Renascida na internet, ela é reconhecida apenas por seus pares, outros hackers, mas não
com um nome — e sim com um codinome. Lisbeth, ao contrário dos homens e mulheres da
geração de Mikael Blomkvist, não se interessa por construir um nome. Sua salvação e sua
liberdade estão no anonimato. Lisbeth realiza feitos fantásticos, mas não reivindica nem
autoria, nem créditos.
A outra face essencial de Lisbeth é o não pertencimento. Estrangeira em um mundo sem
fronteiras, o conceito de nação não faz parte do planeta dela. Lisbeth é mais familiarizada —
e a escolha do termo é proposital — com o hacker sem nome de lugar nenhum do que com
o vizinho de porta. Lisbeth não tem chaves — tem senhas. Estar em Estocolmo ou em
Pequim, para ela tanto faz. Ela não é estrangeira por pertencer a um outro país, ela é
estrangeira como um ser em si.
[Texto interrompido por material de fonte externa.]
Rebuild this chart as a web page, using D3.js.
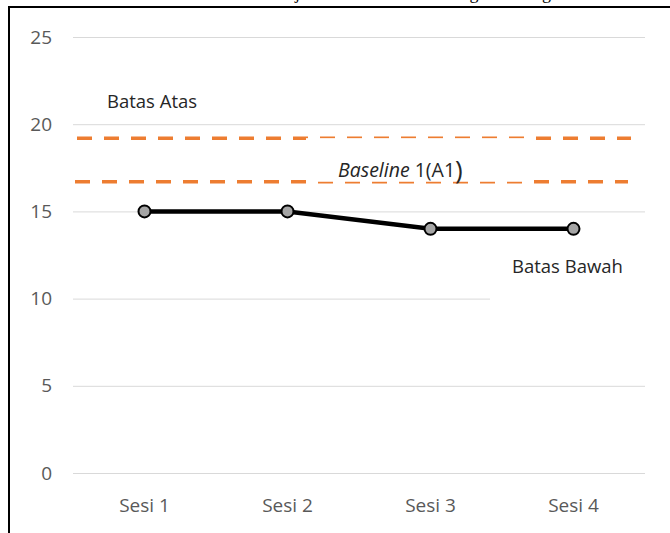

Ela é estrangeira diante do outro — ou de quase todos os
outros — porque o olhar do outro para ela não faz a menor diferença. Ela não reconhece
esse olhar, estrangeira que é frente à sua própria espécie. Ser estrangeira, para Lisbeth, é
parte da nova condição humana.
Lisbeth Salander é andrógina, miúda e parece anoréxica — “é metabólico, não engordo”,
diz no filme americano. Come junk food, fuma um cigarro atrás do outro, circula pela noite
underground. Parece frágil, mas é forte. E se vinga. É marcada — e faz marcas. Sem confiar
na lei e no Estado, faz justiça na ilegalidade e nas margens. Para ela, esses limites não
existem, o mundo não se coloca mais nesses termos. Todas essas convenções, no olhar e
na experiência de Lisbeth Salander, já apodreceram. Em sua moto pelas estradas — ou
escondida sob o seu capuz —, ela talvez seja a nova mulher, aquela que se recusa a ser
vítima, mas que jamais queimará sutiãs em praça pública. Lisbeth Salander é a nova mulher
na medida em que também é o novo homem.